Goofy dinosaur with vacuum suction?

Caleb Salisburydinosaur

A team of fossil experts led by Yuong-Nam Lee (Daejeon, South Korea) have recently taken a fresh look at an enigmatic dinosaur, Deinocheirus mirificus, bones of which were first discovered in Mongolia in 1965. Newer finds from the Gobi region (2006 and 2009) helped fill the knowledge gaps but it lacked a skull, until “a tip from another researcher led [Lee’s team] to recover it from the private market in Germany.” They describe a large, seven-ton dinosaur with a curious mosaic of features—a toothless bill, tall spines that would have supported a sail on its back, and long arms (2.4 m, 8 ft) equipped with ‘killer claws’. Tufts of feathers are also imagined.
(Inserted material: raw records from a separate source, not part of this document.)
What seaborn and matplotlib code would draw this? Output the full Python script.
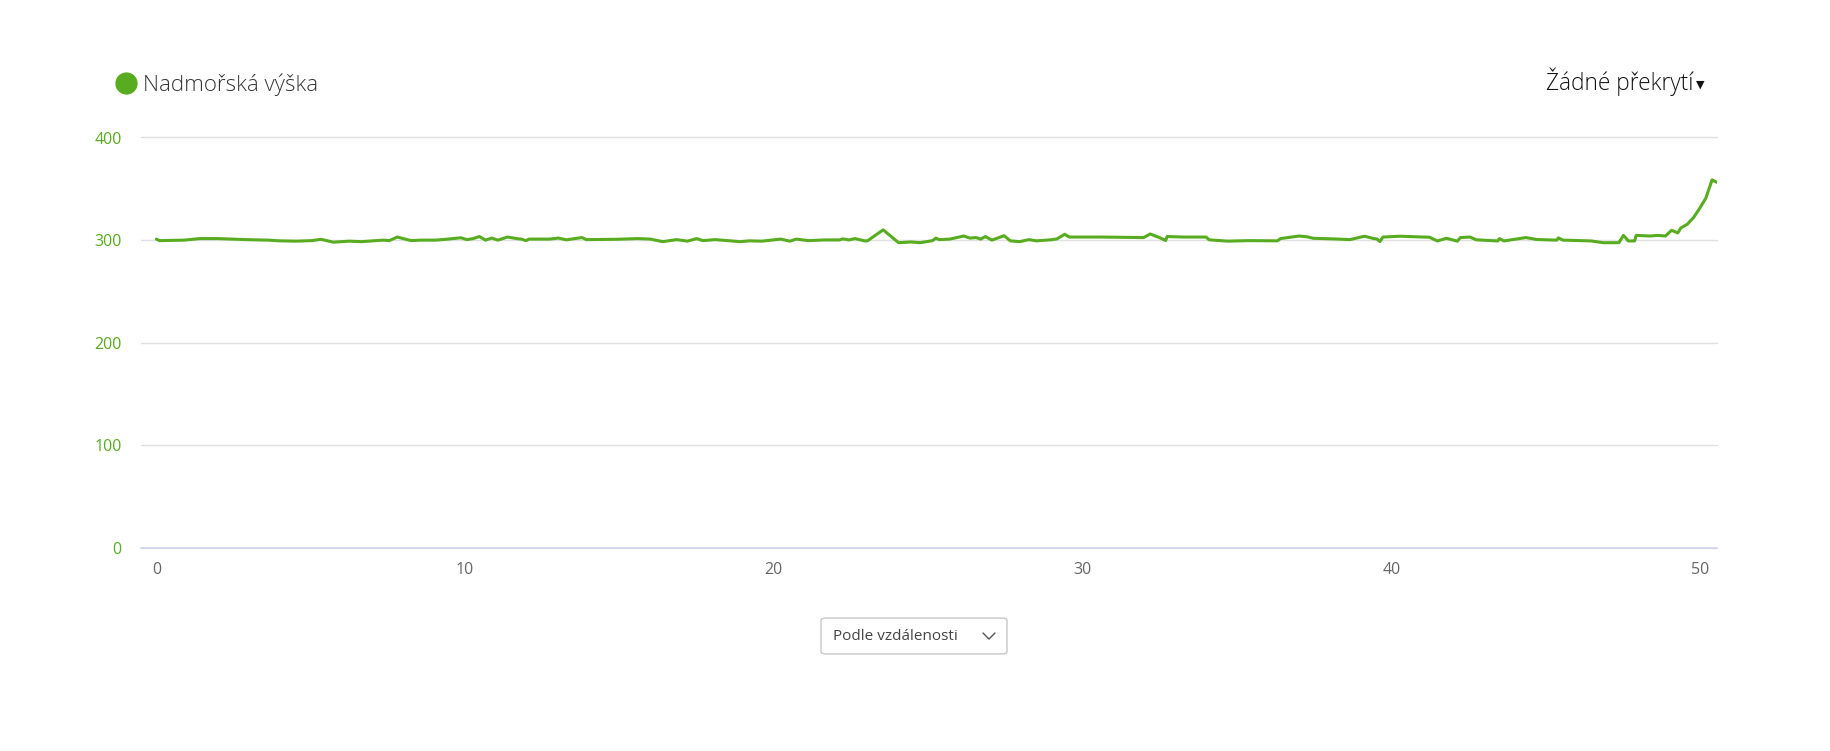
import matplotlib
matplotlib.use("Agg")
import matplotlib.pyplot as plt
import seaborn as sns
import pandas as pd
from matplotlib.patches import FancyBboxPatch
from matplotlib.lines import Line2D

# %% Datos (km, m n. m.)
vzdalenost = [0.0, 0.1, 0.5, 0.9, 1.4, 2.0, 2.9, 3.6, 4.0, 4.5, 5.03, 5.33, 5.73, 6.24, 6.64,
              7.34, 7.54, 7.8, 8.25, 8.55, 9.05, 9.45, 9.86, 10.06, 10.26, 10.46, 10.66,
              10.86, 11.06, 11.37, 11.67, 11.82, 11.97, 12.07, 12.74, 13.02, 13.28, 13.78,
              13.93, 14.89, 15.59, 16.0, 16.4, 16.85, 17.2, 17.5, 17.7, 18.1, 18.51, 18.91,
              19.21, 19.61, 20.22, 20.52, 20.72, 21.12, 21.62, 22.13, 22.23, 22.43, 22.63,
              22.93, 23.03, 23.54, 24.04, 24.44, 24.74, 25.14, 25.25, 25.35, 25.7, 26.15,
              26.35, 26.55, 26.7, 26.85, 27.06, 27.46, 27.66, 27.96, 28.26, 28.51, 28.97,
              29.17, 29.42, 29.57, 30.58, 31.98, 32.19, 32.49, 32.69, 32.74, 33.29, 34.0,
              34.1, 34.7, 35.4, 36.31, 36.41, 37.01, 37.26, 37.47, 38.12, 38.66, 39.13,
              39.43, 39.53, 39.63, 39.73, 40.28, 41.24, 41.49, 41.79, 42.14, 42.24, 42.55,
              42.75, 43.45, 43.5, 43.65, 44.36, 44.71, 45.36, 45.41, 45.56, 46.47, 46.87,
              47.37, 47.52, 47.68, 47.88, 47.93, 48.38, 48.63, 48.88, 49.08, 49.28, 49.38,
              49.59, 49.79, 49.99, 50.19, 50.39, 50.54]
vyska = [301, 299.5, 299.8, 300, 301.5, 301.5, 300.5, 300, 299.3, 299, 299.5, 300.8, 298,
         299, 298.5, 300, 299.5, 303, 299.5, 300, 300, 301, 302.3, 300.5, 301.5, 303.5,
         300, 302, 300, 303, 301.5, 301, 299.5, 301, 301, 302, 300.3, 302.5, 300.5, 300.8,
         301.5, 301, 298.5, 300.5, 299, 301.5, 299.5, 300.5, 299.5, 298.5, 299.3, 299,
         301, 299, 301, 299.5, 300.2, 300.2, 301.2, 300.2, 301.5, 299.3, 299.3, 310,
         297.5, 298.2, 297.5, 299.5, 302, 300.5, 301, 304, 302, 302.5, 301, 303.5, 300,
         304.3, 299.3, 298.5, 300.5, 299.3, 300.3, 301.2, 305.7, 303, 303, 302.5, 306,
         302.5, 299.6, 303.5, 303, 303, 300.3, 299, 299.5, 299.3, 301.5, 304, 303.3,
         301.8, 301.2, 300.5, 303.8, 301.5, 301.2, 298.6, 303, 303.8, 302.8, 299.2,
         301.8, 299, 302.5, 303, 300.3, 299.2, 301.5, 299.2, 302.5, 300.6, 300, 302.2,
         300, 299.2, 297.5, 297.5, 304.6, 299.2, 299.2, 304.6, 304, 304.6, 304, 309.6,
         307, 311.9, 315.5, 322, 331, 341, 358.7, 356.4]

y_ticks = [0, 100, 200, 300, 400]
x_ticks = [0, 10, 20, 30, 40, 50]

zelena = "#58ac1f"

df = pd.DataFrame({"km": vzdalenost, "vyska": vyska})

# %% Grafico
sns.set_style("white")
plt.rcParams["font.family"] = ["Open Sans", "DejaVu Sans"]

fig = plt.figure(figsize=(18.31, 7.51), dpi=100)
ax = fig.add_axes([141 / 1831, 1 - 548 / 751, (1717 - 141) / 1831, (548 - 137.5) / 751])

sns.lineplot(data=df, x="km", y="vyska", ax=ax, color=zelena, linewidth=2.2)

ax.set_xlim(-0.5, 50.55)
ax.set_ylim(0, 400)
ax.set_yticks(y_ticks)
ax.set_xticks(x_ticks)
ax.set_xlabel("")
ax.set_ylabel("")
ax.grid(axis="y", color="#e0e0e0", linewidth=1.0)
for g in ax.yaxis.get_gridlines():
    g.set_clip_on(False)
ax.set_axisbelow(True)
for s in ["top", "right", "left"]:
    ax.spines[s].set_visible(False)
ax.spines["bottom"].set_color("#ccd6eb")
ax.spines["bottom"].set_linewidth(1.2)
ax.tick_params(axis="y", length=0, pad=14, labelsize=11.5, labelcolor=zelena)
ax.tick_params(axis="x", length=0, pad=10, labelsize=11.5, labelcolor="#666666")

# legenda
fig.add_artist(Line2D([126 / 1831], [1 - 83 / 751], marker="o", markersize=15,
                      color=zelena, linestyle="none", transform=fig.transFigure))
fig.text(143 / 1831, 1 - 85 / 751, "Nadmořská výška", fontsize=16, color="#333333",
         fontweight="light", va="center", ha="left")

fig.text(1693 / 1831, 1 - 82 / 751, "Žádné překrytí", fontsize=16.3, color="#111111",
         fontweight="light", va="center", ha="right")
fig.text(1700 / 1831, 1 - 85 / 751, "▼", fontsize=8, color="#111111",
         family="DejaVu Sans", va="center", ha="center")

# selector
box = FancyBboxPatch((821 / 1831, 1 - 654 / 751), (1007 - 821) / 1831, (654 - 618) / 751,
                     boxstyle="round,pad=0,rounding_size=0.003", transform=fig.transFigure,
                     facecolor="white", edgecolor="#c8c8c8", linewidth=1.0)
fig.patches.append(box)
fig.text(833 / 1831, 1 - 636 / 751, "Podle vzdálenosti", fontsize=11, color="#444444",
         va="center", ha="left")
fig.add_artist(Line2D([983 / 1831, 989 / 1831, 995 / 1831],
                      [1 - 633 / 751, 1 - 639 / 751, 1 - 633 / 751],
                      color="#555555", linewidth=1.0, transform=fig.transFigure))

fig.savefig("out.png", dpi=100)
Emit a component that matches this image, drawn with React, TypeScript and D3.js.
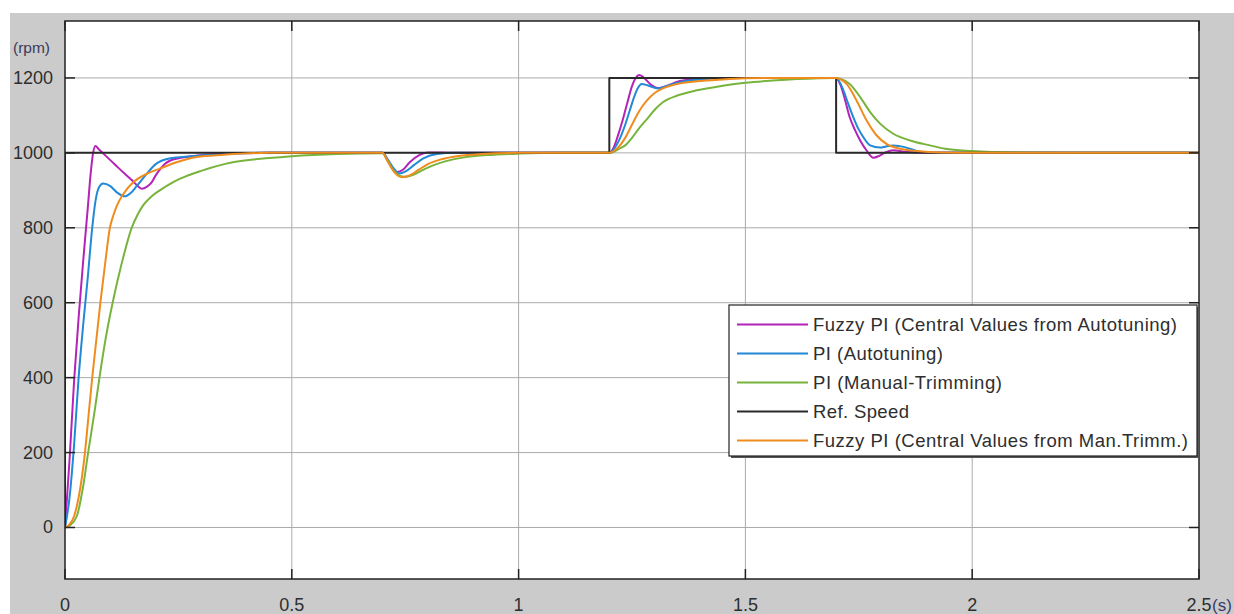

It is said to be a 70-million-year-old ancestor of the ostrich that, as well as eating plants, had “a massive tongue that created suction for vacuuming up food from the bottoms of streams, lakes and ponds”! Asked for comment, another notable fossil expert said, “The find is tremendous but is a cautionary tale about jumping to conclusions without enough evidence.” We would agree, especially when one considers the whereabouts of the skull and the imagination regarding a tongue and how it was used. And there’s not a shred of evidence to support the assertion of bird ancestry (see creation.com/re4).

  • Lee, Y.N. et al, Resolving the long-standing enigmas of a giant ornithomimosaur Deinocheirus mirificus, Nature 515(7526):257–60, 13 November, 2014.
  • Scientists describe newly discovered dinosaur as ‘one of the weirdest’, ‘pretty goofy’, foxnews.com, 23 October, 2014.

Bacteria that run on electricity

It’s hard for us in the 21st century to imagine life without electricity. However, biologists at the University of Southern California (USC) have discovered that some bacteria had it first. Instead of digesting food for energy, they are “essentially eating and excreting electricity.” Lead researcher Kenneth Nealson is growing these germs on electrodes—the equivalent of humans trying to power up by “shoving our fingers in a DC electrical socket”, which he doesn’t recommend.

The higher voltage electrode generates an excess of high-energy electrons that ‘feed’ the bacteria, which ‘excrete’ electrons onto the lower-voltage electrode that accepts them. This makes an electric current that ‘powers’ the bacteria.

Dr Nealson says that it’s a huge discovery of a “whole part of the microbial world that we don’t know about.” His Ph.D. student Annette Rowe has discovered eight kinds of ‘electron-eating’ bacteria. But he points out that it’s really not that surprising—all life, including ours, fundamentally runs on electron flow. E.g. we eat carbohydrates that have excess electrons, and breathe oxygen that readily takes electrons. The reactions are very complex, but in our cells they create a voltage, which in turn generates an electrical current of protons. This positively-charged electricity runs the world’s tiniest motor, ATP synthase, which makes ATP (adenosine triphosphate), the ‘energy currency of life’ (Creation 31(4):21–23, 2009; creation.com/atp-synthase).

  • Brahic, C., Meet the electric life forms that live on pure energy, New Scientist 223(2978):5,8–9, 19 July 2014.
  • Anthony, S., Biologists discover electric bacteria that eat pure electrons rather than sugar, redefining the tenacity of life, extremetech.com, 18 July 2014.